» **Work instructions**
Quote from the first line below through the line that contains "const yMinorTicks = [2.5, 7.5, 12.5, 17.5, 22.5];", both included, and leave the pictures out.

Data listing:

* START *

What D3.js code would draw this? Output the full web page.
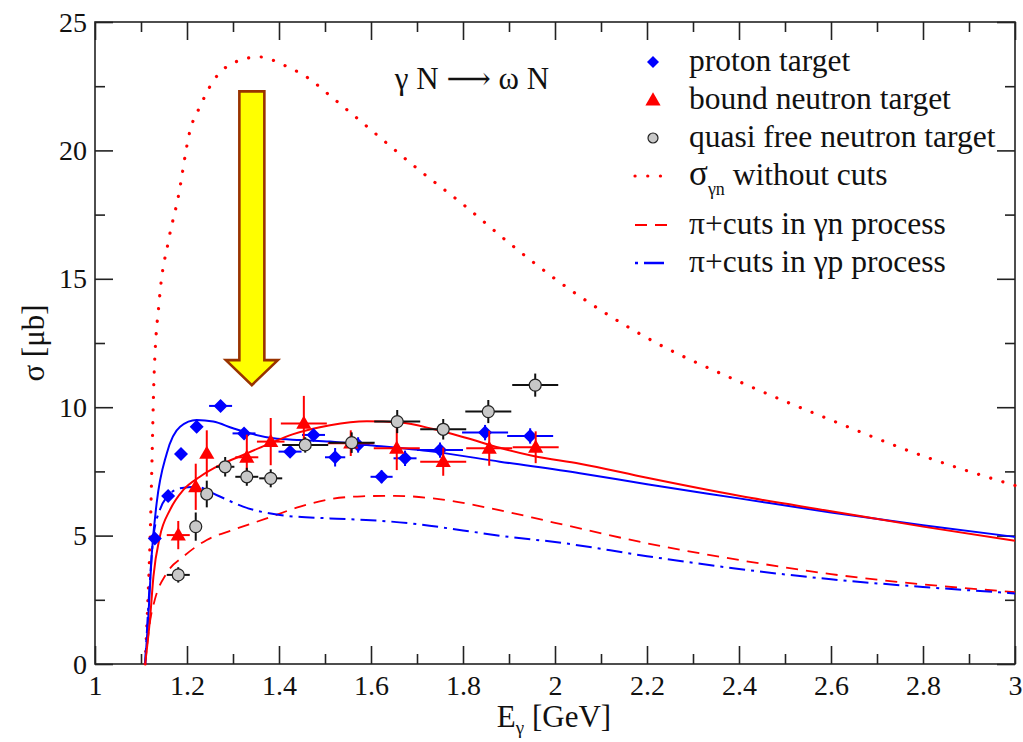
<!DOCTYPE html>
<html>
<head>
<meta charset="utf-8">
<script src="https://cdn.jsdelivr.net/npm/d3@7"></script>
<style>
  html, body { margin: 0; padding: 0; background: #fff; }
  svg { display: block; }
  text { font-family: "Liberation Serif", "Tinos", "Times New Roman", "Nimbus Roman", "DejaVu Serif", serif; fill: #111; }
</style>
</head>
<body>
<svg id="chart" width="1023" height="742"></svg>
<script>
// ---- axis ticks ----
const xMajorTicks = [1, 1.2, 1.4, 1.6, 1.8, 2, 2.2, 2.4, 2.6, 2.8, 3];
const xMinorTicks = [1.1, 1.3, 1.5, 1.7, 1.9, 2.1, 2.3, 2.5, 2.7, 2.9];
const yMajorTicks = [0, 5, 10, 15, 20, 25];
const yMinorTicks = [2.5, 7.5, 12.5, 17.5, 22.5];

// ---- model curves (E_gamma in GeV, sigma in microbarn) ----
const noCutsE = [1.109, 1.115, 1.12, 1.124, 1.128, 1.14, 1.16, 1.18, 1.207, 1.228, 1.257, 1.30, 1.357, 1.413, 1.465, 1.513, 1.58, 1.7, 1.8, 1.9, 2.0, 2.2, 2.4, 2.6, 2.8, 3.0];
const noCutsS = [0, 2.5, 5, 8, 11, 14.2, 16.5, 18.1, 20.8, 21.7, 22.7, 23.4, 23.64, 23.3, 22.8, 22.1, 21.1, 19.3, 17.9, 16.4, 15.0, 12.7, 11.0, 9.5, 8.1, 6.95];

const fullNE = [1.109, 1.12, 1.127, 1.141, 1.163, 1.192, 1.228, 1.272, 1.322, 1.373, 1.431, 1.511, 1.591, 1.663, 1.735, 1.808, 1.88, 1.953, 2.054, 2.2, 2.4, 2.6, 2.8, 3.0];
const fullNS = [0, 1.84, 3.4, 4.96, 6.0, 6.78, 7.29, 7.75, 8.14, 8.53, 8.95, 9.3, 9.45, 9.40, 9.15, 8.8, 8.42, 8.1, 7.8, 7.25, 6.55, 5.95, 5.35, 4.8];

const fullPE = [1.109, 1.116, 1.123, 1.134, 1.156, 1.185, 1.221, 1.257, 1.30, 1.337, 1.388, 1.446, 1.511, 1.591, 1.735, 1.88, 2.054, 2.2, 2.4, 2.6, 2.8, 3.0];
const fullPS = [0, 1.84, 4.18, 6.26, 8.2, 9.24, 9.5, 9.44, 9.18, 8.98, 8.79, 8.72, 8.66, 8.53, 8.27, 7.88, 7.43, 7.0, 6.45, 5.9, 5.4, 4.95];

const cutsNE = [1.109, 1.12, 1.13, 1.156, 1.192, 1.243, 1.30, 1.373, 1.446, 1.511, 1.58, 1.65, 1.735, 1.85, 2.0, 2.2, 2.4, 2.6, 2.8, 3.0];
const cutsNS = [0, 1.7, 2.5, 3.54, 4.18, 4.83, 5.22, 5.67, 6.13, 6.42, 6.53, 6.55, 6.45, 6.1, 5.5, 4.7, 4.05, 3.5, 3.1, 2.8];

const cutsPE = [1.109, 1.12, 1.127, 1.141, 1.156, 1.185, 1.221, 1.264, 1.322, 1.402, 1.511, 1.6, 1.7, 1.8, 1.9, 2.0, 2.2, 2.4, 2.6, 2.8, 3.0];
const cutsPS = [0, 3.4, 4.96, 6.0, 6.5, 6.84, 6.9, 6.58, 6.13, 5.8, 5.67, 5.6, 5.45, 5.2, 4.95, 4.75, 4.2, 3.7, 3.3, 3.0, 2.75];

// ---- measurements ----
const protonE  = [1.130, 1.159, 1.187, 1.221, 1.273, 1.324, 1.424, 1.475, 1.522, 1.572, 1.623, 1.674, 1.750, 1.848, 1.946];
const protonS  = [4.89, 6.54, 8.18, 9.24, 10.05, 8.98, 8.27, 8.92, 8.05, 8.53, 7.29, 8.01, 8.33, 9.01, 8.88];
const protonDE = [0.01, 0.01, 0.01, 0.01, 0.025, 0.025, 0.025, 0.025, 0.022, 0.025, 0.024, 0.025, 0.05, 0.05, 0.05];
const protonDS = [0.2, 0.2, 0.2, 0.2, 0.2, 0.2, 0.2, 0.2, 0.36, 0.3, 0.25, 0.3, 0.3, 0.3, 0.3];

const boundE  = [1.181, 1.219, 1.243, 1.330, 1.382, 1.454, 1.556, 1.656, 1.757, 1.857, 1.958];
const boundS  = [5.02, 6.9, 8.2, 8.05, 8.66, 9.37, 8.6, 8.4, 7.88, 8.4, 8.44];
const boundDE = [0.025, 0.0, 0.0, 0.025, 0.03, 0.05, 0.05, 0.05, 0.05, 0.05, 0.05];
const boundDS = [0.55, 0.9, 0.9, 0.88, 0.92, 1.07, 0.5, 0.85, 0.55, 0.68, 0.62];

const quasiE  = [1.181, 1.219, 1.243, 1.283, 1.330, 1.382, 1.457, 1.558, 1.657, 1.757, 1.855, 1.957];
const quasiS  = [3.47, 5.35, 6.62, 7.68, 7.29, 7.23, 8.53, 8.62, 9.44, 9.14, 9.83, 10.86];
const quasiDE = [0.025, 0.0, 0.0, 0.02, 0.025, 0.025, 0.05, 0.05, 0.05, 0.05, 0.05, 0.05];
const quasiDS = [0.3, 0.55, 0.52, 0.38, 0.35, 0.35, 0.3, 0.4, 0.45, 0.4, 0.45, 0.45];

// ---- legend entries ----
const legendLabels = ["proton target", "bound neutron target", "quasi free neutron target",
                      "without cuts", "π+cuts in γn process", "π+cuts in γp process"];

// ---- annotation arrow (E, sigma) ----
const arrowE = 1.341, arrowTopS = 22.3, arrowTipS = 10.86;

// ================= drawing =================
const SERIF = "'Liberation Serif', 'Tinos', 'Times New Roman', 'Nimbus Roman', 'DejaVu Serif', serif";
const svg = d3.select("#chart");
const margin = { left: 95, right: 8, top: 22, bottom: 78 };
const W = 1023, H = 742;

const x = d3.scaleLinear().domain([1, 3]).range([margin.left, W - margin.right]);
const y = d3.scaleLinear().domain([0, 25]).range([H - margin.bottom, margin.top]);

const RED = "#ff0000", BLUE = "#0000ff";
const axisColor = "#222";

// frame
svg.append("rect")
  .attr("x", x(1)).attr("y", y(25))
  .attr("width", x(3) - x(1)).attr("height", y(0) - y(25))
  .attr("fill", "none").attr("stroke", axisColor).attr("stroke-width", 1.6);

// inward ticks on all four sides using d3 axes
function tickAxis(axisFn, scale, ticks, size, transform) {
  const g = svg.append("g").attr("transform", transform)
    .call(axisFn(scale).tickValues(ticks).tickSize(size).tickFormat(""));
  g.select(".domain").remove();
  g.selectAll(".tick line").attr("stroke", axisColor).attr("stroke-width", 1.6);
  return g;
}
const MAJ = 18, MIN = 10;
tickAxis(d3.axisTop, x, xMajorTicks, MAJ, `translate(0,${y(0)})`);
tickAxis(d3.axisTop, x, xMinorTicks, MIN, `translate(0,${y(0)})`);
tickAxis(d3.axisBottom, x, xMajorTicks, MAJ, `translate(0,${y(25)})`);
tickAxis(d3.axisBottom, x, xMinorTicks, MIN, `translate(0,${y(25)})`);
tickAxis(d3.axisRight, y, yMajorTicks, MAJ, `translate(${x(1)},0)`);
tickAxis(d3.axisRight, y, yMinorTicks, MIN, `translate(${x(1)},0)`);
tickAxis(d3.axisLeft, y, yMajorTicks, MAJ, `translate(${x(3)},0)`);
tickAxis(d3.axisLeft, y, yMinorTicks, MIN, `translate(${x(3)},0)`);

// tick labels
const xl = svg.append("g").attr("transform", `translate(0,${y(0)})`)
  .call(d3.axisBottom(x).tickValues(xMajorTicks).tickSize(0).tickPadding(0)
        .tickFormat(d => d3.format("~g")(d)));
xl.attr("font-family", SERIF);
xl.select(".domain").remove();
xl.selectAll("text").attr("dy", null).attr("y", 31)
  .style("font-family", SERIF).style("font-size", "28px").attr("fill", "#111");

const yl = svg.append("g").attr("transform", `translate(${x(1)},0)`)
  .call(d3.axisLeft(y).tickValues(yMajorTicks).tickSize(0).tickPadding(0)
        .tickFormat(d => d3.format("~g")(d)));
yl.attr("font-family", SERIF);
yl.select(".domain").remove();
yl.selectAll("text").attr("dy", null).attr("x", -8).attr("y", 9)
  .style("font-family", SERIF).style("font-size", "28px").attr("fill", "#111");

// axis titles
const xt = svg.append("text").attr("x", 554).attr("y", 727).attr("text-anchor", "middle")
  .style("font-family", SERIF).style("font-size", "31px");
xt.append("tspan").text("E");
xt.append("tspan").attr("dy", 7).style("font-size", "19px").text("γ");
xt.append("tspan").attr("dy", -7).text(" [GeV]");

svg.append("text")
  .attr("transform", `translate(44,${(y(0) + y(25)) / 2}) rotate(-90)`)
  .attr("text-anchor", "middle").style("font-family", SERIF).style("font-size", "31px")
  .text("σ [μb]");

// reaction label
svg.append("text").attr("x", 472).attr("y", 89).attr("text-anchor", "middle")
  .style("font-family", SERIF).style("font-size", "31px")
  .text("γ N ⟶ ω N");

// ---- curves ----
const line = d3.line().x(d => x(d[0])).y(d => y(d[1])).curve(d3.curveMonotoneX);
function curve(es, ss, color, width, dash, cap) {
  svg.append("path").datum(es.map((e, i) => [e, ss[i]]))
    .attr("d", line).attr("fill", "none")
    .attr("stroke", color).attr("stroke-width", width)
    .attr("stroke-dasharray", dash).attr("stroke-linecap", cap || "butt");
}
const DOT = "0.1,12.6", DASH = "12,8", DASHDOT = "16,6,3,6";
curve(noCutsE, noCutsS, RED, 3.2, DOT, "round");
curve(cutsNE, cutsNS, RED, 1.8, DASH);
curve(cutsPE, cutsPS, BLUE, 2, DASHDOT);
curve(fullPE, fullPS, BLUE, 2, null);
curve(fullNE, fullNS, RED, 2, null);

// ---- markers ----
const diamondPath = "M0,-7L7,0L0,7L-7,0Z";
const triangle = d3.symbol().type(d3.symbolTriangle).size(100);

function errorBars(es, ss, des, dss, color) {
  const g = svg.append("g").attr("stroke", color).attr("stroke-width", 2);
  es.forEach((e, i) => {
    if (des[i] > 0) g.append("line")
      .attr("x1", x(e - des[i])).attr("x2", x(e + des[i]))
      .attr("y1", y(ss[i])).attr("y2", y(ss[i]));
    if (dss[i] > 0) g.append("line")
      .attr("x1", x(e)).attr("x2", x(e))
      .attr("y1", y(ss[i] - dss[i])).attr("y2", y(ss[i] + dss[i]));
  });
}

errorBars(protonE, protonS, protonDE, protonDS, BLUE);
svg.append("g").selectAll("path").data(protonE).join("path")
  .attr("transform", (e, i) => `translate(${x(e)},${y(protonS[i])})`)
  .attr("d", diamondPath).attr("fill", BLUE);

errorBars(boundE, boundS, boundDE, boundDS, RED);
svg.append("g").selectAll("path").data(boundE).join("path")
  .attr("transform", (e, i) => `translate(${x(e)},${y(boundS[i]) + 1})`)
  .attr("d", triangle).attr("fill", RED);

errorBars(quasiE, quasiS, quasiDE, quasiDS, "#111");
svg.append("g").selectAll("circle").data(quasiE).join("circle")
  .attr("cx", e => x(e)).attr("cy", (e, i) => y(quasiS[i])).attr("r", 6)
  .attr("fill", "#c8c8c8").attr("stroke", "#222").attr("stroke-width", 1.2);

// ---- arrow annotation ----
const ax = x(arrowE), aTop = y(arrowTopS), aTip = y(arrowTipS);
const shaftHalf = 12.5, headHalf = 26, headLen = 25;
const arrowPts = [
  [ax - shaftHalf, aTop], [ax + shaftHalf, aTop], [ax + shaftHalf, aTip - headLen],
  [ax + headHalf, aTip - headLen], [ax, aTip], [ax - headHalf, aTip - headLen],
  [ax - shaftHalf, aTip - headLen]
];
svg.append("polygon").attr("points", arrowPts.map(p => p.join(",")).join(" "))
  .attr("fill", "#ffff00").attr("stroke", "#993300").attr("stroke-width", 2.6)
  .attr("stroke-linejoin", "miter");

// ---- legend ----
const lg = svg.append("g").style("font-family", SERIF);
const symX = 653, txtX = 689;
const rowY = [62, 100, 138, 176, 225, 263];
const fs = "31.5px";

lg.append("path").attr("transform", `translate(${symX},${rowY[0]})`).attr("d", "M0,-6L6,0L0,6L-6,0Z").attr("fill", BLUE);
lg.append("path").attr("transform", `translate(${symX},${rowY[1] + 1})`).attr("d", triangle).attr("fill", RED);
lg.append("circle").attr("cx", symX).attr("cy", rowY[2]).attr("r", 5)
  .attr("fill", "#c8c8c8").attr("stroke", "#222").attr("stroke-width", 1.2);

function legendLine(row, color, width, dash, cap) {
  lg.append("line").attr("x1", 635).attr("x2", 667).attr("y1", rowY[row]).attr("y2", rowY[row])
    .attr("stroke", color).attr("stroke-width", width)
    .attr("stroke-dasharray", dash).attr("stroke-linecap", cap || "butt");
}
legendLine(3, RED, 3.2, "0.1,12.6", "round");
legendLine(4, RED, 1.8, "12,8");
legendLine(5, BLUE, 2.4, "3,6,20,4");

[0, 1, 2, 4, 5].forEach(i => {
  lg.append("text").attr("x", txtX).attr("y", rowY[i] + 9)
    .style("font-family", SERIF).style("font-size", fs).text(legendLabels[i]);
});
const sig = lg.append("text").attr("x", txtX).attr("y", rowY[3] + 9)
  .style("font-family", SERIF).style("font-size", fs);
sig.append("tspan").style("font-size", "35px").text("σ");
sig.append("tspan").attr("dy", 10).style("font-size", "18px").text("γn");
sig.append("tspan").attr("dy", -10).text(" " + legendLabels[3]);
</script>
</body>
</html>
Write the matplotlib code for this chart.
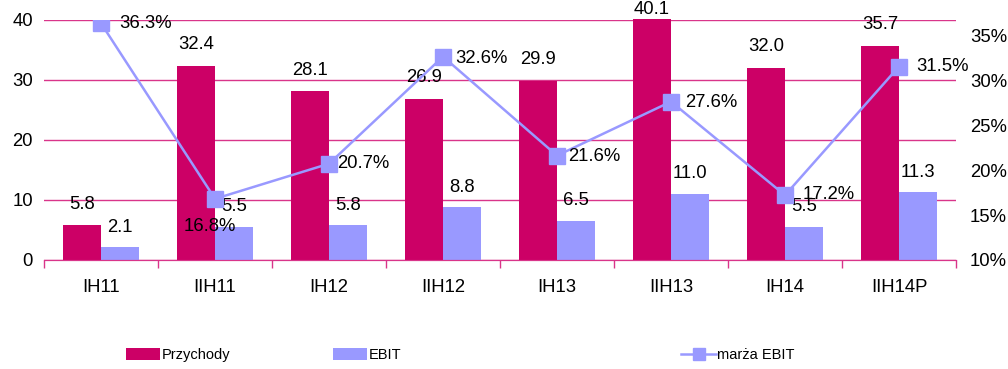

* END *

» **Written solution**
What D3.js code would draw this? Output the full web page.
<!DOCTYPE html>
<html>
<head>
<meta charset="utf-8">
<script src="https://cdn.jsdelivr.net/npm/d3@7"></script>
<style>
  html, body { margin: 0; padding: 0; background: #fff; }
  svg { display: block; }
  text { font-family: "Liberation Serif", "Tinos", "Times New Roman", "Nimbus Roman", "DejaVu Serif", serif; fill: #111; }
</style>
</head>
<body>
<svg id="chart" width="1023" height="742"></svg>
<script>
// ---- axis ticks ----
const xMajorTicks = [1, 1.2, 1.4, 1.6, 1.8, 2, 2.2, 2.4, 2.6, 2.8, 3];
const xMinorTicks = [1.1, 1.3, 1.5, 1.7, 1.9, 2.1, 2.3, 2.5, 2.7, 2.9];
const yMajorTicks = [0, 5, 10, 15, 20, 25];
const yMinorTicks = [2.5, 7.5, 12.5, 17.5, 22.5];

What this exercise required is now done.